Second, in the small air taxi space, there isn't anything like the consequences of failure. When a two or three-person air taxi crashes it may be an everybody dies scenario, but it's not hundreds of folks as we saw with the Boeing cock-up. Yes, all life is equally valuable but the total risk is massively smaller. I realize that folks aren't rational about risk, but anyone who rides a motorcycle should be thrilled to be in something as safe as an air-taxi. I completely accept that we'll have to wait until obviously irrational people accept that the things are safe, but why isn't that a choice of the passenger rather than the worried granny wringing her hands. Current, commercial air travel already suffers from an absurd and idiotic (in my opinion) target level of reliability. Yet, the hand-wringers continue to drive the cost of air travel up because of their absurd beliefs about risk. I'm probably wrong about human nature here. But, I find it absolutely absurd to allow folks to ride motorcycles while howling about how dangers air travel is. In 2016 we had 19 fatalities in commercial air travel in the US (
source). For the same year, we had 5,286 fatalities on motorcycles (
source). The absurdity makes me nuts! Again, I'm probably wrong, as people don't seem to care what the real risks are, only their obviously idiotic perceived risk.
Finally, I've spent most of my adult life around software with all sorts of varying levels of reliability. For the current model of aircraft with high passenger count and low rationality on true risk, you are also correct about software reliability. But, I'd point out that this is just as nuts as the current phobia about the Tesla Autopilot. Tesla has a massive number of miles driven now and a fatality rate that is a tiny fraction of human drivers.
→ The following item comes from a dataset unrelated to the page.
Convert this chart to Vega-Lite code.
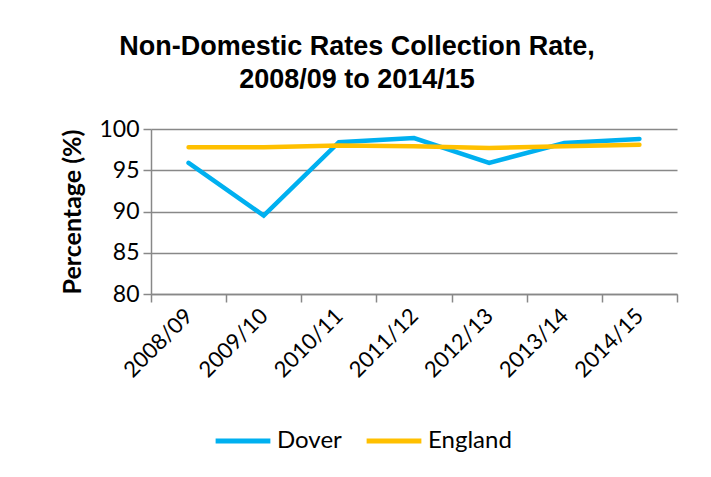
{
  "$schema": "https://vega.github.io/schema/vega-lite/v6.json",
  "width": 526,
  "height": 165,
  "autosize": {"type": "none"},
  "padding": {"left": 151, "top": 129, "right": 34, "bottom": 183},
  "background": "white",
  "title": {
    "text": ["Non-Domestic Rates Collection Rate,", "2008/09 to 2014/15"],
    "font": "Liberation Sans",
    "fontSize": 27,
    "fontWeight": "bold",
    "color": "black",
    "lineHeight": 33,
    "anchor": "middle",
    "frame": "group",
    "dx": -57,
    "offset": 24
  },
  "data": {
    "values": [
      {"year": "2008/09", "area": "Dover", "rate": 95.9},
      {"year": "2009/10", "area": "Dover", "rate": 89.5},
      {"year": "2010/11", "area": "Dover", "rate": 98.4},
      {"year": "2011/12", "area": "Dover", "rate": 98.9},
      {"year": "2012/13", "area": "Dover", "rate": 95.9},
      {"year": "2013/14", "area": "Dover", "rate": 98.3},
      {"year": "2014/15", "area": "Dover", "rate": 98.8},
      {"year": "2008/09", "area": "England", "rate": 97.8},
      {"year": "2009/10", "area": "England", "rate": 97.8},
      {"year": "2010/11", "area": "England", "rate": 98.0},
      {"year": "2011/12", "area": "England", "rate": 97.9},
      {"year": "2012/13", "area": "England", "rate": 97.7},
      {"year": "2013/14", "area": "England", "rate": 97.9},
      {"year": "2014/15", "area": "England", "rate": 98.1}
    ]
  },
  "mark": {"type": "line", "strokeWidth": 4.5, "strokeCap": "round", "strokeJoin": "miter"},
  "encoding": {
    "x": {
      "field": "year",
      "type": "ordinal",
      "scale": {"type": "band", "paddingInner": 0, "paddingOuter": 0},
      "axis": {
        "title": null,
        "labelAngle": -45,
        "labelAlign": "right",
        "labelBaseline": "middle",
        "labelFont": "Lato",
        "labelFontSize": 22,
        "labelColor": "black",
        "labelPadding": 10,
        "tickBand": "extent",
        "tickSize": 8,
        "tickColor": "#888888",
        "domainColor": "#888888",
        "domainWidth": 1.5,
        "tickWidth": 1.5,
        "grid": false
      }
    },
    "y": {
      "field": "rate",
      "type": "quantitative",
      "scale": {"domain": [80, 100], "nice": false, "zero": false},
      "axis": {
        "title": "Percentage (%)",
        "titleFont": "Lato",
        "titleFontSize": 25,
        "titleFontWeight": "bold",
        "titleColor": "black",
        "titlePadding": 13,
        "values": [80, 85, 90, 95, 100],
        "labelFont": "Lato",
        "labelFontSize": 23,
        "labelColor": "black",
        "labelPadding": 4,
        "tickSize": 8,
        "tickColor": "#888888",
        "tickWidth": 1.5,
        "domainColor": "#888888",
        "domainWidth": 1.5,
        "grid": true,
        "gridColor": "#888888",
        "gridWidth": 1.5
      }
    },
    "color": {
      "field": "area",
      "type": "nominal",
      "scale": {"domain": ["Dover", "England"], "range": ["#00B0F0", "#FFC000"]},
      "legend": {
        "title": null,
        "orient": "none",
        "legendX": 62,
        "legendY": 282,
        "direction": "horizontal",
        "symbolType": "stroke",
        "symbolSize": 3000,
        "symbolStrokeWidth": 5,
        "labelFont": "Lato",
        "labelFontSize": 24,
        "labelColor": "black",
        "labelOffset": 4,
        "columnPadding": 14
      }
    }
  },
  "config": {"view": {"stroke": null}}
}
Yet, because folks don't understand it, they fear it. The software does make mistakes, which is a bad thing. But, it makes far fewer than drivers, especially drunk drivers. The numbers don't lie, but the folks reading them don't think.
There are techniques around that make software vastly more reliable on a statistical basis than it was 20 years or even 10 years ago. The fundamental difference in approach (I'm oversimplifying here) is to build easy to test components, have the author generate a test suite for their own code, have others audit the code and test sweet, which is all pretty straight forward. What is different is to then write the correction code to deal with things that don't work. This is also backed up with multiple redundancies built into the system. This approach has yielded much lower failure rates for the overall system and even lower failure rates for the modules. There isn't any way that we'd be able to have built the monsters software we use every day if two things weren't acceptable. A statistical level of failure that is non-zero and a highly structured system to process failures, even those that no one predicted. The shift from what I'll call a priori software, in which everything has a path and all trees are explored for their risk; to a layered response to failures, in which supervisory layers deal with problems that are well outside of anything folks predicted has revolutionized the field. All that said, it is hard for anyone to accept that there is a 0.2% chance that granny will die on her way to Christmas dinner because her air taxi crashed; even if it was 10 times as safe as an auto-taxi.
The last point is that one of my friends walked away from his Cirris airplane after it hit the dirt. The parachute allowed a relatively gentle crash landing. The plane is toast, my buddy is just fine. (Retired F-14 pilot) Given the extremely lightweight of the Kittyhawl air-taxi, I imagine this could work pretty well. ( The picture isn't my buddy, but it just here because I type too much text in my posts.